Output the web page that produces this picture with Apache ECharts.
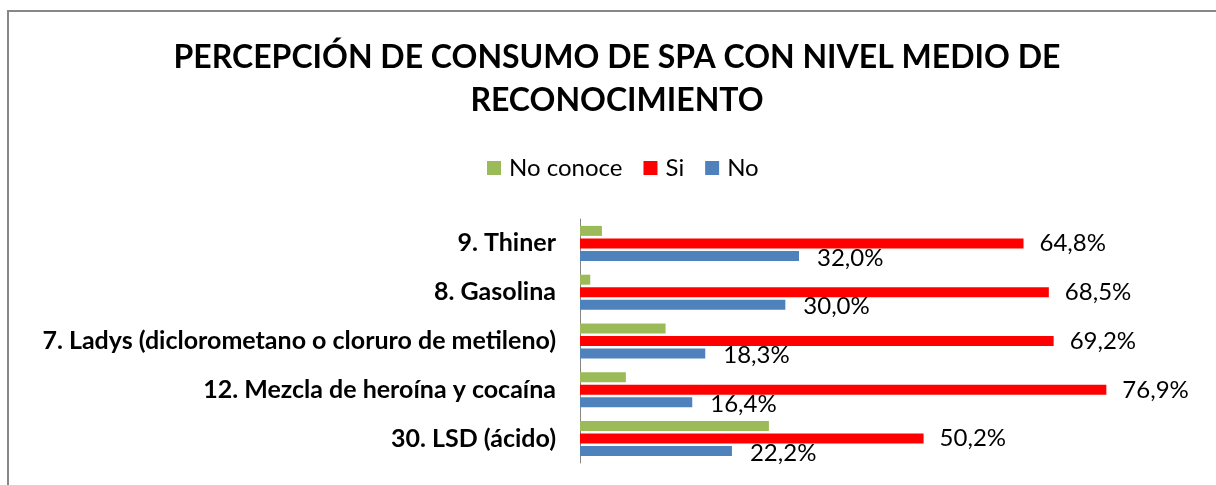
<!DOCTYPE html>
<html>
<head>
<meta charset="utf-8">
<script src="https://cdn.jsdelivr.net/npm/echarts@6/dist/echarts.min.js"></script>
<style>
html,body{margin:0;padding:0;background:#fff;}
#c{width:1216px;height:485px;}
</style>
</head>
<body>
<div id="c"></div>
<script>
const categories = ['9. Thiner', '8. Gasolina', '7. Ladys (diclorometano o cloruro de metileno)', '12. Mezcla de heroína y cocaína', '30. LSD (ácido)'];
const noConoce = [3.2, 1.5, 12.5, 6.7, 27.6];
const si = [64.8, 68.5, 69.2, 76.9, 50.2];
const no = [32.0, 30.0, 18.3, 16.4, 22.2];
const legendNames = ['No conoce', 'Si', 'No'];

const FONT = 'Lato';
const fmt = p => p.value.toFixed(1).replace('.', ',') + '%';

const chart = echarts.init(document.getElementById('c'), null, {renderer: 'canvas'});
chart.setOption({
  animation: false,
  backgroundColor: '#fff',
  textStyle: {fontFamily: FONT},
  title: {
    text: 'PERCEPCIÓN DE CONSUMO DE SPA CON NIVEL MEDIO DE\nRECONOCIMIENTO',
    left: 612, top: 31, textAlign: 'center',
    textStyle: {fontFamily: FONT, fontSize: 32, fontWeight: 'bold', color: '#000', lineHeight: 43}
  },
  legend: {
    data: legendNames,
    top: 151, left: 482,
    itemWidth: 14, itemHeight: 14, itemGap: 21,
    icon: 'rect',
    textStyle: {fontFamily: FONT, fontSize: 24, color: '#000', padding: [0,0,0,3]}
  },
  graphic: [{
    type: 'polyline', silent: true,
    shape: {points: [[8, 490], [8, 11], [1220, 11]]},
    style: {stroke: '#878787', lineWidth: 2, fill: null}
  }],
  grid: {left: 580, right: 20, top: 219, bottom: 22, containLabel: false},
  xAxis: {
    type: 'value', min: 0, max: 90, show: false
  },
  yAxis: {
    type: 'category', data: categories, inverse: true,
    axisLine: {lineStyle: {color: '#868686', width: 1}},
    axisTick: {show: false},
    axisLabel: {fontFamily: FONT, fontSize: 25, fontWeight: 'bold', color: '#000', margin: 24}
  },
  series: [
    {name: 'No conoce', type: 'bar', data: noConoce, barWidth: 10, barGap: '25%',
     itemStyle: {color: '#9BBB59'}},
    {name: 'Si', type: 'bar', data: si, barWidth: 10, barGap: '25%',
     itemStyle: {color: '#FF0000'},
     label: {show: true, position: 'right', distance: 16, formatter: fmt,
             fontFamily: FONT, fontSize: 24, color: '#000'}},
    {name: 'No', type: 'bar', data: no, barWidth: 10, barGap: '25%',
     itemStyle: {color: '#4F81BD'},
     label: {show: true, position: 'right', distance: 18, offset: [0, 2], formatter: fmt,
             fontFamily: FONT, fontSize: 24, color: '#000'}}
  ]
});
</script>
</body>
</html>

§

> _REQUIREMENTS_: Write out exactly the lines between the start of the data and the line with "const fmt = p", including both, but none of the pictures.

> _FINAL RESULT_:
Output the web page that produces this picture with Apache ECharts.
<!DOCTYPE html>
<html>
<head>
<meta charset="utf-8">
<script src="https://cdn.jsdelivr.net/npm/echarts@6/dist/echarts.min.js"></script>
<style>
html,body{margin:0;padding:0;background:#fff;}
#c{width:1216px;height:485px;}
</style>
</head>
<body>
<div id="c"></div>
<script>
const categories = ['9. Thiner', '8. Gasolina', '7. Ladys (diclorometano o cloruro de metileno)', '12. Mezcla de heroína y cocaína', '30. LSD (ácido)'];
const noConoce = [3.2, 1.5, 12.5, 6.7, 27.6];
const si = [64.8, 68.5, 69.2, 76.9, 50.2];
const no = [32.0, 30.0, 18.3, 16.4, 22.2];
const legendNames = ['No conoce', 'Si', 'No'];

const FONT = 'Lato';
const fmt = p => p.value.toFixed(1).replace('.', ',') + '%';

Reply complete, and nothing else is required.